Nothing after the line with "ambevac_md = [250, 332, 384]" belongs in the copy; extract the lines below from the top through that line, pictures left out.
********************
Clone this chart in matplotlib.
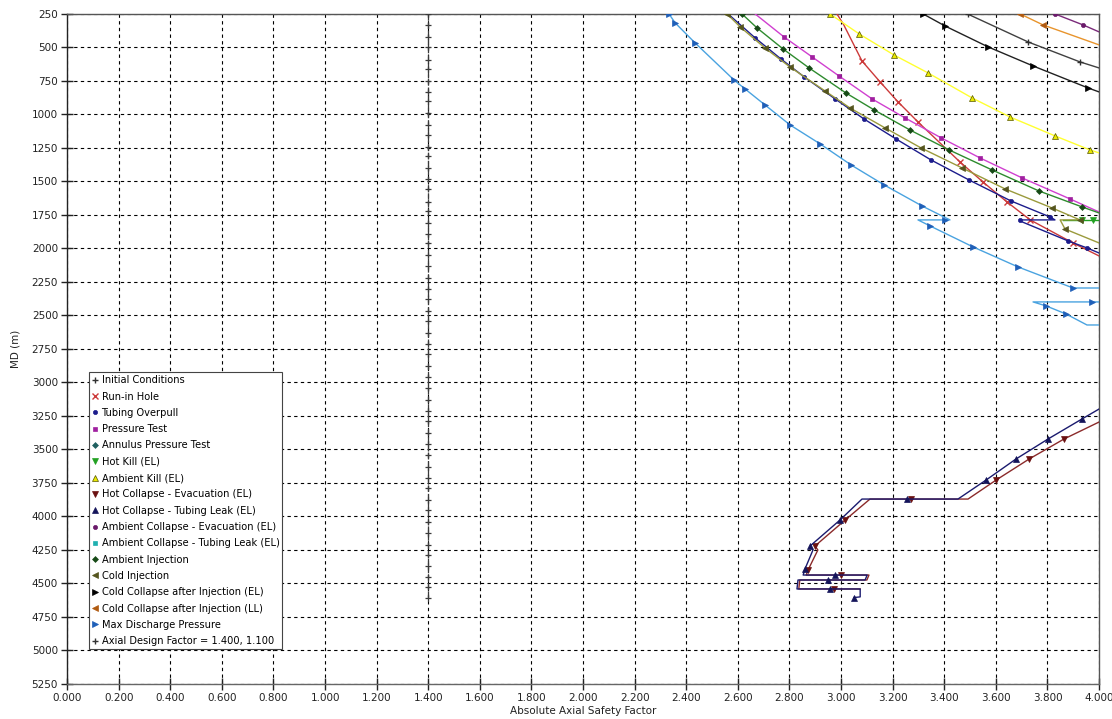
import matplotlib
matplotlib.use("Agg")
import matplotlib.pyplot as plt
from matplotlib.lines import Line2D
from matplotlib.ticker import MultipleLocator, FormatStrFormatter

plt.rcParams['font.family'] = ['DejaVu Sans']

# ---------------------------------------------------------------- data
# Absolute axial safety factor (sf) versus measured depth (md, m)
initial_sf = [3.49, 3.725, 3.926, 4.0]
initial_md = [250, 459, 608, 653]

runin_sf = [2.984, 3.010, 3.081, 3.151, 3.221, 3.298, 3.461, 3.550, 3.643, 3.733, 3.899, 4.0]
runin_md = [250, 330, 601, 757, 907, 1056, 1355, 1504, 1653, 1787, 1959, 2056]

overpull_sf = [2.562, 2.667, 2.767, 2.857, 2.977, 3.089, 3.213, 3.349, 3.496, 3.659, 3.810,
               3.829, 3.694, 3.702, 3.880, 3.953, 4.0]
overpull_md = [250, 429, 586, 720, 884, 1034, 1183, 1340, 1489, 1646, 1765,
               1787, 1787, 1802, 1944, 1996, 2034]

pressure_sf = [2.667, 2.779, 2.888, 2.992, 3.120, 3.248, 3.388, 3.539, 3.702, 3.888, 4.0]
pressure_md = [250, 422, 571, 713, 884, 1026, 1175, 1325, 1474, 1631, 1728]

hotkill_sf = [4.05, 3.977, 3.934, 3.86]
hotkill_md = [1790, 1790, 1790, 1790]

ambkill_sf = [2.957, 3.070, 3.205, 3.337, 3.508, 3.655, 3.829, 3.965, 4.0]
ambkill_md = [250, 399, 556, 690, 877, 1019, 1160, 1265, 1287]

hotevac_sf = [4.0, 3.864, 3.729, 3.601, 3.492, 3.271, 3.112, 3.016, 2.899, 2.910, 2.872,
              2.865, 3.000, 3.108, 3.100, 2.840, 2.836, 2.973, 3.074]
hotevac_md = [3295, 3422, 3571, 3728, 3870, 3870, 3870, 4026, 4220, 4250, 4399,
              4437, 4437, 4437, 4474, 4474, 4541, 4541, 4541]

hotleak_sf = [4.0, 3.934, 3.802, 3.678, 3.562, 3.453, 3.256, 3.081, 2.996, 2.880, 2.891,
              2.860, 2.853, 2.977, 3.101, 3.093, 2.950, 2.833, 2.829, 2.957, 3.074, 3.074, 3.050]
hotleak_md = [3198, 3272, 3422, 3571, 3728, 3870, 3870, 3870, 4026, 4220, 4250,
              4392, 4437, 4437, 4437, 4474, 4474, 4474, 4541, 4541, 4541, 4600, 4605]

ambevac_sf = [3.829, 3.938, 4.0]
ambevac_md = [250, 332, 384]

ambinj_sf = [2.616, 2.674, 2.775, 2.876, 3.019, 3.128, 3.267, 3.419, 3.585, 3.767, 3.934, 4.0]
ambinj_md = [250, 354, 511, 653, 840, 966, 1116, 1265, 1414, 1571, 1690, 1735]

coldinj_sf = [2.558, 2.609, 2.705, 2.802, 2.938, 3.035, 3.171, 3.310, 3.469, 3.636, 3.818,
              3.926, 3.849, 3.868, 4.0]
coldinj_md = [250, 347, 504, 646, 825, 952, 1101, 1250, 1399, 1556, 1698,
              1787, 1787, 1855, 1959]

ccel_sf = [3.318, 3.403, 3.570, 3.744, 3.957, 4.0]
ccel_md = [250, 340, 496, 638, 802, 832]

ccll_sf = [3.694, 3.783, 4.0]
ccll_md = [250, 332, 481]

maxdis_sf = [2.333, 2.357, 2.434, 2.585, 2.628, 2.705, 2.802, 2.919, 3.039, 3.167, 3.314,
             3.422, 3.403, 3.298, 3.345, 3.512, 3.686, 3.899, 4.05, 4.05, 3.973, 3.744,
             3.795, 3.872, 3.953, 4.05]
maxdis_md = [250, 317, 466, 743, 810, 929, 1078, 1220, 1377, 1526, 1683,
             1787, 1787, 1787, 1832, 1989, 2138, 2295, 2295, 2399, 2399, 2399,
             2429, 2489, 2571, 2571]

design_factor = 1.400
design_md = [250, 330, 420, 500, 590, 660, 750, 830, 900, 990, 1080, 1150, 1240, 1310,
             1400, 1480, 1560, 1650, 1720, 1810, 1890, 1960, 2050, 2130, 2220, 2300,
             2380, 2470, 2540, 2630, 2710, 2790, 2880, 2960, 3040, 3130, 3210, 3290,
             3380, 3460, 3540, 3630, 3710, 3790, 3880, 3950, 4040, 4120, 4210, 4290,
             4370, 4450, 4530, 4610]

# ---------------------------------------------------------------- styling
series = [
    # label, sf, md, line colour, marker, marker face, marker every
    ("Initial Conditions", initial_sf, initial_md, "#404040", "+", "#303030", [0, 1, 2]),
    ("Run-in Hole", runin_sf, runin_md, "#cc3a3a", "x", "#cc3a3a", [2, 3, 4, 5, 6, 7, 8, 9, 10]),
    ("Tubing Overpull", overpull_sf, overpull_md, "#1c1c8c", "o", "#1c1c8c",
     [1, 2, 3, 4, 5, 6, 7, 8, 9, 10, 12, 14, 15]),
    ("Pressure Test", pressure_sf, pressure_md, "#d040d0", "s", "#a020a0", list(range(1, 10))),
    ("Annulus Pressure Test", [], [], "#206060", "D", "#206060", None),
    ("Hot Kill (EL)", hotkill_sf, hotkill_md, "#22a022", "v", "#22a022", [1, 2]),
    ("Ambient Kill (EL)", ambkill_sf, ambkill_md, "#ffff30", "^", "#e8e800", list(range(0, 8))),
    ("Hot Collapse - Evacuation (EL)", hotevac_sf, hotevac_md, "#8b2a2a", "v", "#6a1010",
     [1, 2, 3, 5, 7, 8, 10, 12, 17]),
    ("Hot Collapse - Tubing Leak (EL)", hotleak_sf, hotleak_md, "#1a1a6e", "^", "#14145a",
     [1, 2, 3, 4, 6, 8, 9, 11, 13, 16, 19, 22]),
    ("Ambient Collapse - Evacuation (EL)", ambevac_sf, ambevac_md, "#7a2a7a", "o", "#6a1a6a", [0, 1]),
    ("Ambient Collapse - Tubing Leak (EL)", [], [], "#20b0b0", "s", "#20b0b0", None),
    ("Ambient Injection", ambinj_sf, ambinj_md, "#2e8b2e", "D", "#174a17", list(range(0, 11))),
    ("Cold Injection", coldinj_sf, coldinj_md, "#9a9a3c", "<", "#55551e",
     [0, 1, 2, 3, 4, 5, 6, 7, 8, 9, 10, 11, 13]),
    ("Cold Collapse after Injection (EL)", ccel_sf, ccel_md, "#202020", ">", "#000000", [0, 1, 2, 3, 4]),
    ("Cold Collapse after Injection (LL)", ccll_sf, ccll_md, "#e8942c", "<", "#b05a10", [0, 1]),
    ("Max Discharge Pressure", maxdis_sf, maxdis_md, "#4aa3e0", ">", "#1f5fb8",
     [0, 1, 2, 3, 4, 5, 6, 7, 8, 9, 10, 12, 14, 15, 16, 17, 20, 22, 23]),
]

marker_size = {"+": 5, "x": 5, "o": 3, "s": 3, "D": 3, "v": 4, "^": 4, "<": 4, ">": 4}

fig = plt.figure(figsize=(11.12, 7.19), dpi=100)
ax = fig.add_axes([0.0603, 0.0487, 0.9281, 0.9319])

ax.set_xlim(0, 4.0)
ax.set_ylim(5250, 250)
ax.xaxis.set_major_locator(MultipleLocator(0.2))
ax.yaxis.set_major_locator(MultipleLocator(250))
ax.xaxis.set_major_formatter(FormatStrFormatter("%.3f"))
ax.grid(True, color="black", linestyle=(0, (3, 3)), linewidth=0.8)
ax.set_axisbelow(True)
ax.tick_params(direction="inout", length=9, width=1, labelsize=7.5, colors="#222222", pad=2)
for s in ax.spines.values():
    s.set_color("#555555")
    s.set_linewidth(1.0)
ax.spines["left"].set_color("#222222")
ax.spines["bottom"].set_color("#666666")


def edge_for(face):
    return "#555500" if face == "#e8e800" else face


handles = []
for label, sf, md, color, marker, face, every in series:
    ms = marker_size[marker]
    mew = 1.0 if marker in "+x" else 0.5
    if sf:
        ax.plot(sf, md, color=color, linewidth=1.0, marker=marker, markersize=ms,
                markerfacecolor=face, markeredgecolor=edge_for(face),
                markeredgewidth=mew, markevery=every, zorder=3)
    handles.append(Line2D([], [], linestyle="none", marker=marker, markersize=ms,
                          color=face, markeredgecolor=edge_for(face),
                          markeredgewidth=mew, label=label))

# design factor line at 1.400
ax.plot([design_factor] * len(design_md), design_md, color="#3a3a3a", linewidth=0.9,
        linestyle=(0, (5, 1.5)), marker="+", markersize=5, markeredgewidth=0.9, zorder=3)
handles.append(Line2D([], [], linestyle="none", marker="+", markersize=5, color="#333333",
                      markeredgewidth=1.0, label="Axial Design Factor = 1.400, 1.100"))

leg = ax.legend(handles=handles, loc="lower left", bbox_to_anchor=(0.021, 0.052),
                fontsize=7.1, frameon=True, fancybox=False, framealpha=1.0,
                edgecolor="#444444", borderpad=0.3, labelspacing=0.64,
                handlelength=0.6, handletextpad=0.4, borderaxespad=0)
leg.get_frame().set_linewidth(0.8)

ax.set_xlabel("Absolute Axial Safety Factor", fontsize=7.5, color="#222222", labelpad=2)
ax.set_ylabel("MD (m)", fontsize=7.5, color="#222222", labelpad=8)

fig.savefig("out.png", dpi=100)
********************
▶ [Correct answer]
Clone this chart in matplotlib.
import matplotlib
matplotlib.use("Agg")
import matplotlib.pyplot as plt
from matplotlib.lines import Line2D
from matplotlib.ticker import MultipleLocator, FormatStrFormatter

plt.rcParams['font.family'] = ['DejaVu Sans']

# ---------------------------------------------------------------- data
# Absolute axial safety factor (sf) versus measured depth (md, m)
initial_sf = [3.49, 3.725, 3.926, 4.0]
initial_md = [250, 459, 608, 653]

runin_sf = [2.984, 3.010, 3.081, 3.151, 3.221, 3.298, 3.461, 3.550, 3.643, 3.733, 3.899, 4.0]
runin_md = [250, 330, 601, 757, 907, 1056, 1355, 1504, 1653, 1787, 1959, 2056]

overpull_sf = [2.562, 2.667, 2.767, 2.857, 2.977, 3.089, 3.213, 3.349, 3.496, 3.659, 3.810,
               3.829, 3.694, 3.702, 3.880, 3.953, 4.0]
overpull_md = [250, 429, 586, 720, 884, 1034, 1183, 1340, 1489, 1646, 1765,
               1787, 1787, 1802, 1944, 1996, 2034]

pressure_sf = [2.667, 2.779, 2.888, 2.992, 3.120, 3.248, 3.388, 3.539, 3.702, 3.888, 4.0]
pressure_md = [250, 422, 571, 713, 884, 1026, 1175, 1325, 1474, 1631, 1728]

hotkill_sf = [4.05, 3.977, 3.934, 3.86]
hotkill_md = [1790, 1790, 1790, 1790]

ambkill_sf = [2.957, 3.070, 3.205, 3.337, 3.508, 3.655, 3.829, 3.965, 4.0]
ambkill_md = [250, 399, 556, 690, 877, 1019, 1160, 1265, 1287]

hotevac_sf = [4.0, 3.864, 3.729, 3.601, 3.492, 3.271, 3.112, 3.016, 2.899, 2.910, 2.872,
              2.865, 3.000, 3.108, 3.100, 2.840, 2.836, 2.973, 3.074]
hotevac_md = [3295, 3422, 3571, 3728, 3870, 3870, 3870, 4026, 4220, 4250, 4399,
              4437, 4437, 4437, 4474, 4474, 4541, 4541, 4541]

hotleak_sf = [4.0, 3.934, 3.802, 3.678, 3.562, 3.453, 3.256, 3.081, 2.996, 2.880, 2.891,
              2.860, 2.853, 2.977, 3.101, 3.093, 2.950, 2.833, 2.829, 2.957, 3.074, 3.074, 3.050]
hotleak_md = [3198, 3272, 3422, 3571, 3728, 3870, 3870, 3870, 4026, 4220, 4250,
              4392, 4437, 4437, 4437, 4474, 4474, 4474, 4541, 4541, 4541, 4600, 4605]

ambevac_sf = [3.829, 3.938, 4.0]
ambevac_md = [250, 332, 384]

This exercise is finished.